The authority may not finance any project involving an electric transmission line capable of operating at 69 kilovolts or more unless the Public Utilities Commission has issued a certificate of public convenience for the construction of the line pursuant to Title 35-A, section 3132 . ; and

Sec. D-7. 10 MRSA 1043, sub-2, M is enacted to read:

M. In the case of an Efficiency Maine project, as defined in section 963-A, subsection 10-A, there is a reasonable likelihood that the income, proceeds, revenues and funds of Efficiency Maine Trust derived from or held for activities under Title 35-A, chapter 97 or otherwise pledged to payment of the bonds will be sufficient to pay the principal, the interest and all other amounts that may at any time become due and payable under the bonds.
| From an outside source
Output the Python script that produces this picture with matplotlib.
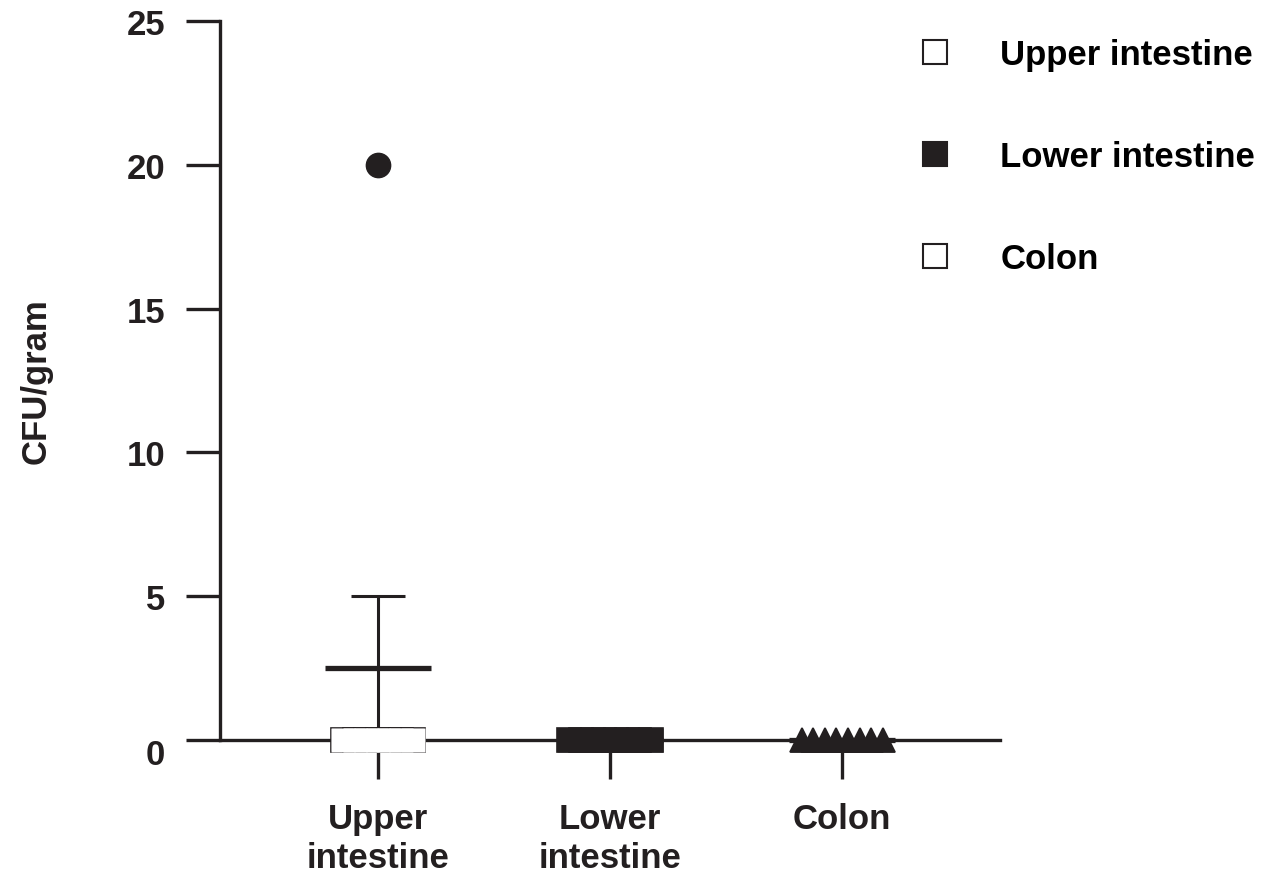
import matplotlib
matplotlib.use("Agg")
import matplotlib.pyplot as plt
import matplotlib.transforms as mtransforms
from matplotlib.lines import Line2D
import numpy as np

plt.rcParams["font.family"] = ["Liberation Sans", "DejaVu Sans"]
plt.rcParams["font.weight"] = "bold"

INK = "#231f20"
FS = 25

# CFU counts per animal, one list per gut segment
groups = ["Upper intestine", "Lower intestine", "Colon"]
tick_labels = ["Upper\nintestine", "Lower\nintestine", "Colon"]
upper_cfu = [0, 0, 0, 0, 0, 0, 0, 20]
lower_cfu = [0, 0, 0, 0, 0, 0, 0, 0]
colon_cfu = [0, 0, 0, 0, 0, 0, 0, 0]
y_ticks = [0, 5, 10, 15, 20, 25]

# marker style per segment: (marker, face)
styles = [("s", "white"), ("s", INK), ("^", INK)]
SPREAD = 0.05   # horizontal step between tied points (data units)
MEAN_HW = 0.228
CAP_HW = 0.116


def column_offsets(vals):
    # spread points sharing the same value side by side, like a column scatter
    vals = np.asarray(vals, dtype=float)
    off = np.zeros(len(vals))
    for v in np.unique(vals):
        idx = np.where(vals == v)[0]
        off[idx] = (np.arange(len(idx)) - (len(idx) - 1) / 2) * SPREAD
    return off


fig = plt.figure(figsize=(12.62, 8.79), dpi=100)
ax = fig.add_axes([220 / 1262, 138 / 879, 780 / 1262, 719 / 879])

for i, vals in enumerate([upper_cfu, lower_cfu, colon_cfu]):
    vals = np.asarray(vals, dtype=float)
    mean = vals.mean()
    sem = vals.std(ddof=1) / np.sqrt(len(vals))

    # mean +/- SEM
    ax.vlines(i, mean - sem, mean + sem, color=INK, lw=2.2, zorder=2, clip_on=False)
    ax.hlines([mean - sem, mean + sem], i - CAP_HW, i + CAP_HW, color=INK, lw=2.2,
              zorder=2, clip_on=False)
    ax.hlines(mean, i - MEAN_HW, i + MEAN_HW, color=INK, lw=3.8, zorder=2, clip_on=False)

    marker, face = styles[i]
    xs = i + column_offsets(vals)
    base = vals == 0
    # outlined pass, then an edgeless pass on top so tied points merge into one block
    ax.plot(xs[base], vals[base], ls="none", marker=marker, ms=17.5, mfc=face, mec=INK,
            mew=1.2, zorder=4, clip_on=False)
    ax.plot(xs[base], vals[base], ls="none", marker=marker, ms=17.5, mfc=face, mec="none",
            zorder=5, clip_on=False)
    # non-zero counts drawn as filled dots
    if (~base).any():
        ax.plot(xs[~base], vals[~base], ls="none", marker="o", ms=17.5, mfc=INK, mec=INK,
                zorder=4, clip_on=False)

ax.set_xlim(-0.68, 2.68)
ax.set_ylim(0, 25)
ax.set_yticks(y_ticks)
ax.set_xticks(range(len(groups)))
ax.set_xticklabels(tick_labels, fontsize=FS, fontweight="bold", linespacing=1.2)
ax.set_yticklabels([str(t) for t in y_ticks], fontsize=FS, fontweight="bold")

for side in ["top", "right"]:
    ax.spines[side].set_visible(False)
for side in ["left", "bottom"]:
    ax.spines[side].set_linewidth(2.4)
    ax.spines[side].set_color(INK)
    ax.spines[side].set_zorder(1)

ax.tick_params(axis="y", length=24.5, width=2.4, pad=15, colors=INK)
ax.tick_params(axis="x", length=28, width=2.4, pad=17, colors=INK)

# drop the "0" label a little so it clears the x axis line
zero_lbl = ax.get_yticklabels()[0]
zero_lbl.set_transform(zero_lbl.get_transform()
                       + mtransforms.ScaledTranslation(0, -0.11, fig.dpi_scale_trans))

ax.set_ylabel("CFU/gram", fontsize=FS, fontweight="bold", color=INK)
ax.yaxis.set_label_coords(-0.215, 0.5)

handles = [
    Line2D([], [], ls="none", marker="s", ms=17, mfc="white", mec=INK, mew=1.5),
    Line2D([], [], ls="none", marker="s", ms=17, mfc=INK, mec=INK, mew=1.5),
    Line2D([], [], ls="none", marker="s", ms=17, mfc="white", mec=INK, mew=1.5),
]
fig.legend(handles, groups, loc="upper left", bbox_to_anchor=(900 / 1262, 1 - 39 / 879),
           frameon=False, labelspacing=1.99, handletextpad=0.89,
           borderpad=0, borderaxespad=0, handlelength=2.0,
           prop={"weight": "bold", "size": FS})

fig.savefig("out.png", dpi=100)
In making this determination, the authority shall consider Efficiency Maine Trust's analysis of the proposed bond issue and the revenues to make payments on the bonds and may require such information, projections, studies and independent analyses as it considers necessary or desirable and may charge Efficiency Maine Trust reasonable fees and expenses. The authority may require that it be indemnified, defended and held harmless by Efficiency Maine Trust for any liability or cause of action arising out of or with respect to the bonds. The principal and interest of bonds must be made payable solely from the income, proceeds, revenues and funds of Efficiency Maine Trust derived from or held for activities under Title 35-A, chapter 97 or other provision of law. Payment of the principal and interest of bonds may be further secured by a pledge of a loan, grant or contribution from the Federal Government or other source in aid of activities of Efficiency Maine Trust under Title 35-A, chapter 97.